Excerpt from: Disability Law (click for full article)
Pregnancy — a health condition that only affects women — raises complicated questions regarding the interaction of employment policies addressing sex discrimination and those addressing disability. The Pregnancy Discrimination Act (PDA), enacted in 1978, mandates that employers “shall” treat pregnant employees “the same for all employment-related purposes” as other employees “similar in their ability or inability to work.” Despite the clarity of this language, some courts permit employers to treat pregnant employees less favorably than employees with other health conditions, so long as the employer does so pursuant to a “pregnancy-blind” policy such as accommodating only workplace injuries or disabilities protected under the Americans with Disabilities Act (ADA). Under this reasoning, recent amendments expanding the scope of disabilities covered by the ADA could have the perverse effect of decreasing employers’ obligations to pregnant employees.

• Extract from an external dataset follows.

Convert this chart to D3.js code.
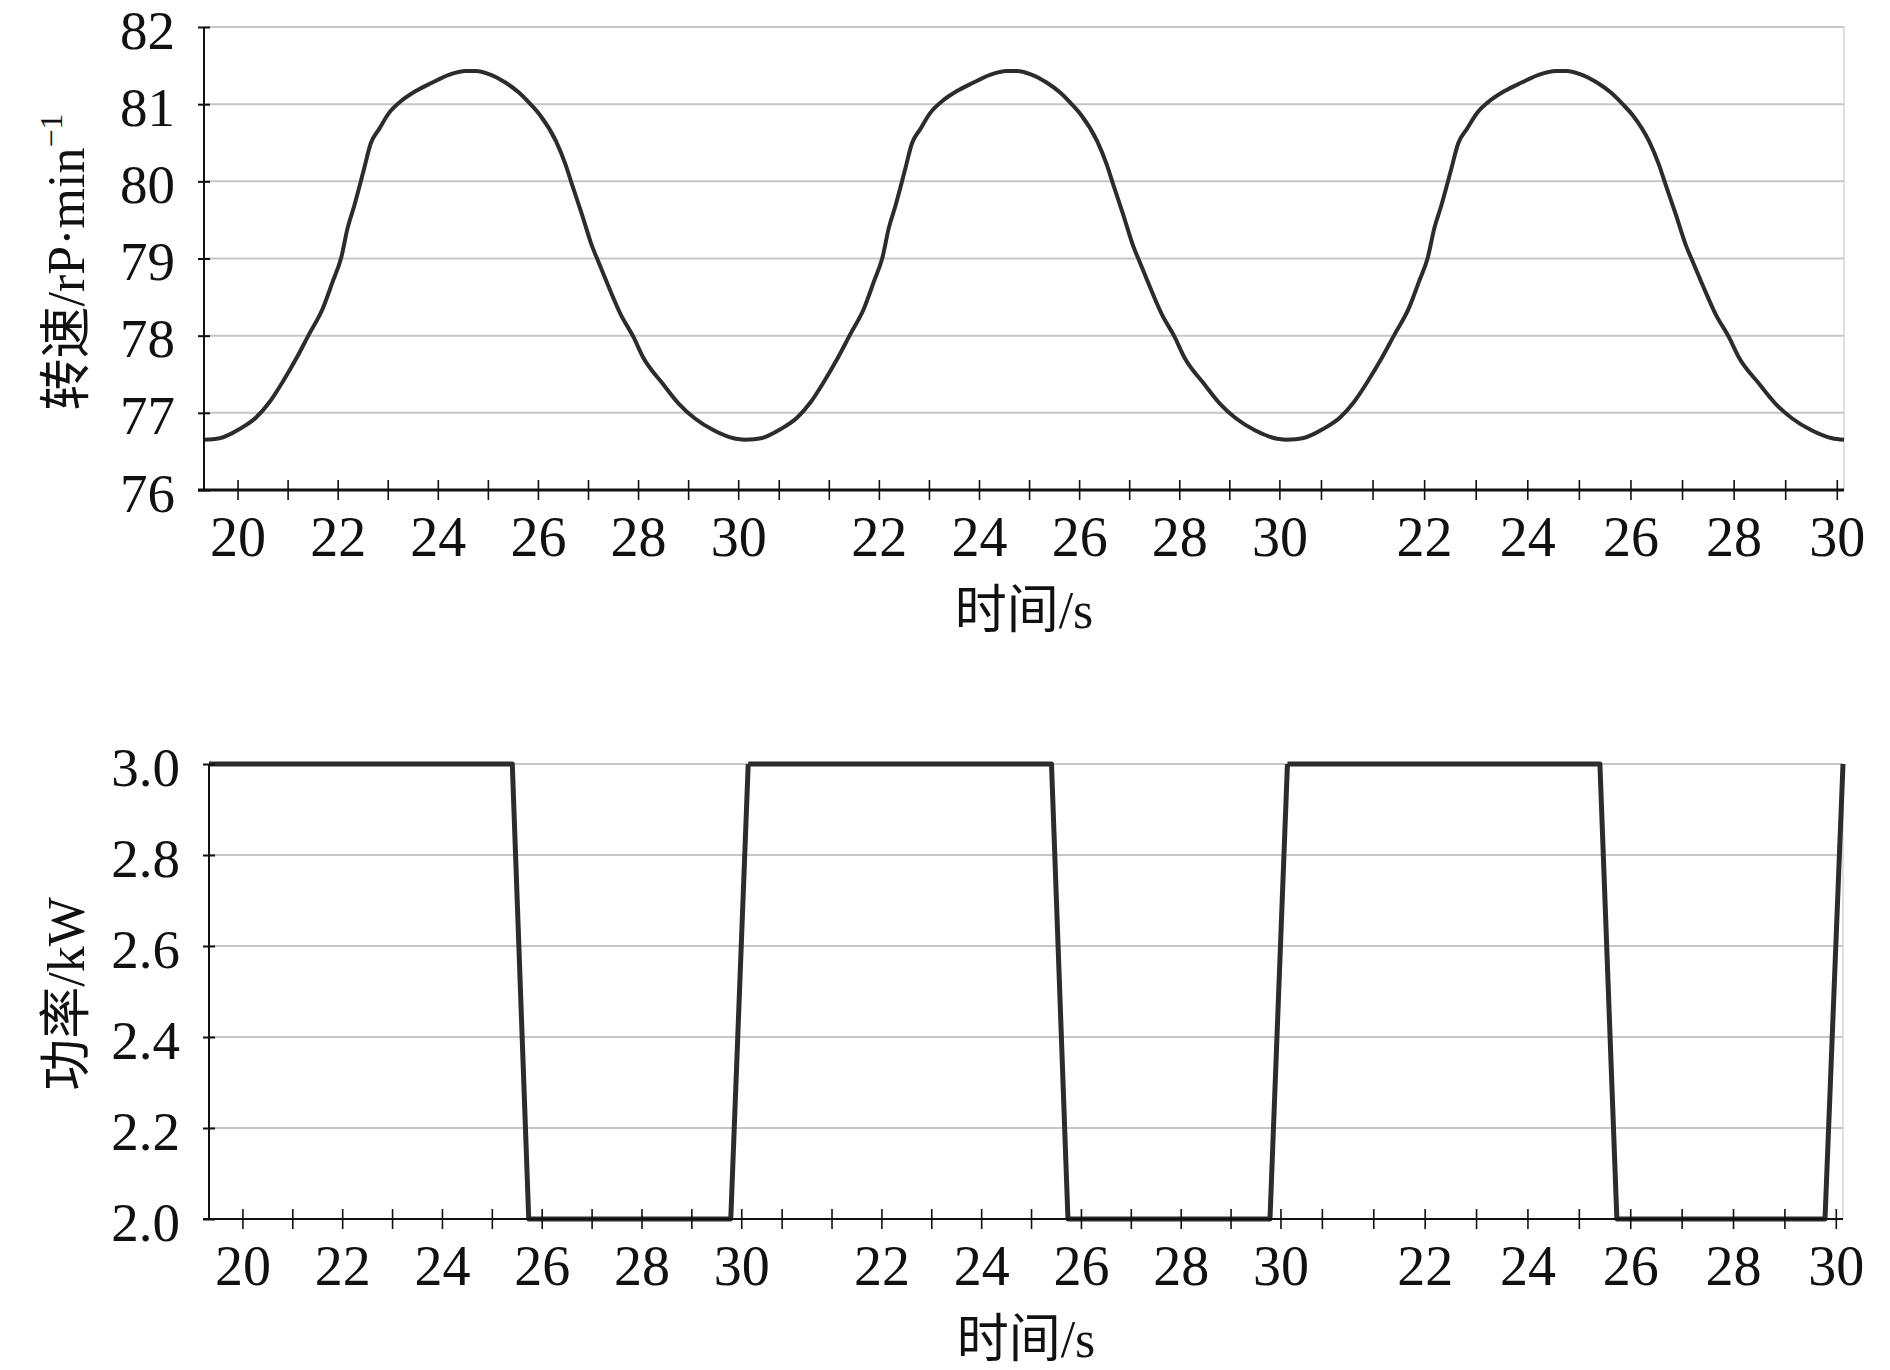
<!DOCTYPE html>
<html>
<head>
<meta charset="utf-8">
<script src="https://cdn.jsdelivr.net/npm/d3@7"></script>
<style>
  html, body { margin: 0; padding: 0; background: #fff; }
  svg { display: block; }
  text { font-family: "Liberation Serif", "Times New Roman", "Noto Sans CJK SC", serif; fill: #111; }
</style>
</head>
<body>
<svg id="chart" width="1890" height="1370"></svg>
<script>
// ---------- data (time within each 20–30 s window, repeated in three panels) ----------
const speedTime  = [19.32, 19.64, 20.04, 20.37, 20.64, 20.90, 21.17, 21.43, 21.70, 21.90,
                    22.07, 22.20, 22.33, 22.43, 22.53, 22.66, 22.83, 23.03, 23.23, 23.56,
                    23.89, 24.22, 24.56, 24.76, 25.02, 25.35, 25.62, 25.85, 26.04, 26.36,
                    26.55, 26.68, 26.88, 27.07, 27.20, 27.39, 27.65, 27.91, 28.10, 28.49,
                    28.81, 29.13, 29.52, 29.91, 30.14];
const speedValue = [76.65, 76.67, 76.79, 76.94, 77.14, 77.40, 77.70, 78.02, 78.35, 78.70,
                    79.01, 79.40, 79.68, 79.92, 80.17, 80.49, 80.68, 80.89, 81.02, 81.17,
                    81.28, 81.38, 81.43, 81.43, 81.39, 81.28, 81.15, 81.00, 80.86, 80.52,
                    80.22, 79.96, 79.57, 79.18, 78.97, 78.67, 78.28, 77.98, 77.72, 77.38,
                    77.12, 76.93, 76.77, 76.67, 76.65];
const powerTime  = [19.33, 25.41, 25.74, 29.79, 30.14];
const powerValue = [3.0, 3.0, 2.0, 2.0, 3.0];

const timeWindow = [19.33, 30.14];
const timeTicks = [20, 21, 22, 23, 24, 25, 26, 27, 28, 29, 30];
const segmentTickLabels = [
  ["20", "22", "24", "26", "28", "30"],
  ["22", "24", "26", "28", "30"],
  ["22", "24", "26", "28", "30"]
];
const speedTicks = [76, 77, 78, 79, 80, 81, 82];
const speedTickLabels = ["76", "77", "78", "79", "80", "81", "82"];
const powerTicks = [2.0, 2.2, 2.4, 2.6, 2.8, 3.0];
const powerTickLabels = ["2.0", "2.2", "2.4", "2.6", "2.8", "3.0"];

// ---------- drawing ----------
const svg = d3.select("#chart");
const segFrac = [0, 0.33, 0.66, 1];
const gridColor = "#c6c6c6";
const lineColor = "#2c2c2c";

function drawPanel(cfg) {
  const g = svg.append("g");
  const W = cfg.right - cfg.left;
  const y = d3.scaleLinear().domain(cfg.yDomain).range([cfg.bottom, cfg.top]);

  // gridlines
  g.selectAll(".grid").data(cfg.yTicks.filter(v => v !== cfg.yDomain[0])).enter()
    .append("line")
    .attr("x1", cfg.left).attr("x2", cfg.right)
    .attr("y1", d => y(d)).attr("y2", d => y(d))
    .attr("stroke", gridColor).attr("stroke-width", 2);
  // right border
  g.append("line")
    .attr("x1", cfg.right).attr("x2", cfg.right)
    .attr("y1", cfg.top).attr("y2", cfg.bottom)
    .attr("stroke", "#d4d4d4").attr("stroke-width", 1.5);

  // segments
  const scales = [0, 1, 2].map(k => d3.scaleLinear().domain(timeWindow)
    .range([cfg.left + segFrac[k] * W, cfg.left + segFrac[k + 1] * W]));

  scales.forEach((x, k) => {
    const line = d3.line().x(d => x(d[0])).y(d => y(d[1])).curve(cfg.curve);
    g.append("path")
      .datum(cfg.times.map((t, i) => [t, cfg.values[i]]))
      .attr("d", line)
      .attr("fill", "none")
      .attr("stroke", lineColor)
      .attr("stroke-width", cfg.lineWidth)
      .attr("stroke-linejoin", "round");
  });

  // x axes, one per window
  scales.forEach((x, k) => {
    const ax = g.append("g").attr("transform", `translate(0,${cfg.bottom})`)
      .call(d3.axisBottom(x).tickValues(timeTicks).tickSize(10).tickPadding(0)
        .tickFormat(d => segmentTickLabels[k].includes(String(d)) ? String(d) : ""));
    ax.select(".domain").remove();
    ax.selectAll(".tick line").attr("y1", -10).attr("y2", 10)
      .attr("stroke", "#111").attr("stroke-width", 1.6);
    ax.selectAll(".tick text")
      .attr("y", cfg.xLabelBaseline - cfg.bottom).attr("dy", null)
      .attr("font-size", 56).attr("fill", "#111")
      .attr("font-family", "'Liberation Serif', 'Times New Roman', serif");
  });
  // x axis line
  g.append("line")
    .attr("x1", cfg.left - 6).attr("x2", cfg.right)
    .attr("y1", cfg.bottom).attr("y2", cfg.bottom)
    .attr("stroke", "#111").attr("stroke-width", cfg.xAxisWidth);

  // y axis
  const ay = g.append("g").attr("transform", `translate(${cfg.left},0)`)
    .call(d3.axisLeft(y).tickValues(cfg.yTicks).tickSize(6).tickPadding(0)
      .tickFormat((d, i) => cfg.yTickLabels[i]));
  ay.select(".domain").remove();
  ay.selectAll(".tick line").attr("x1", -6).attr("x2", 6)
    .attr("stroke", "#111").attr("stroke-width", 2);
  ay.selectAll(".tick text")
    .attr("x", -29).attr("dy", null).attr("y", 21)
    .attr("text-anchor", "end")
    .attr("font-size", 55).attr("fill", "#111")
    .attr("font-family", "'Liberation Serif', 'Times New Roman', serif");
  g.append("line")
    .attr("x1", cfg.left).attr("x2", cfg.left)
    .attr("y1", cfg.top).attr("y2", cfg.bottom)
    .attr("stroke", "#111").attr("stroke-width", 2);

  // x title
  g.append("text")
    .attr("x", (cfg.left + cfg.right) / 2).attr("y", cfg.xTitleBaseline)
    .attr("text-anchor", "middle").attr("font-size", 52)
    .text("时间/s");

  // y title
  const yt = g.append("text")
    .attr("transform", `translate(${cfg.yTitleX},${cfg.yTitleY}) rotate(-90)`)
    .attr("text-anchor", "middle").attr("font-size", 52);
  cfg.yTitle(yt);
}

drawPanel({
  left: 204, right: 1844, top: 27, bottom: 490,
  yDomain: [76, 82], yTicks: speedTicks, yTickLabels: speedTickLabels,
  times: speedTime, values: speedValue, lineWidth: 4, curve: d3.curveMonotoneX,
  xAxisWidth: 3, xLabelBaseline: 556, xTitleBaseline: 628,
  yTitleX: 84, yTitleY: 262,
  yTitle: t => {
    t.append("tspan").text("转速/rP·min");
    t.append("tspan").attr("font-size", 32).attr("dy", -22).text("−1");
  }
});

drawPanel({
  left: 209, right: 1843, top: 764, bottom: 1219,
  yDomain: [2.0, 3.0], yTicks: powerTicks, yTickLabels: powerTickLabels,
  times: powerTime, values: powerValue, lineWidth: 5, curve: d3.curveLinear,
  xAxisWidth: 2.2, xLabelBaseline: 1285, xTitleBaseline: 1357,
  yTitleX: 84, yTitleY: 994,
  yTitle: t => { t.text("功率/kW"); }
});
</script>
</body>
</html>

This Article argues that these decisions misinterpret the PDA. The same treatment clause creates a substantive, albeit comparative, accommodation mandate. Rather than focusing on the presence or absence of discriminatory intent, courts should simply assess whether the employer has, or under the ADA would be required to, accommodated limitations like those caused by pregnancy. This approach appropriately incorporates consideration of the costs that accommodations impose on employers but insulates that inquiry from still persistent misconceptions regarding pregnant women’s capacity and commitment to work.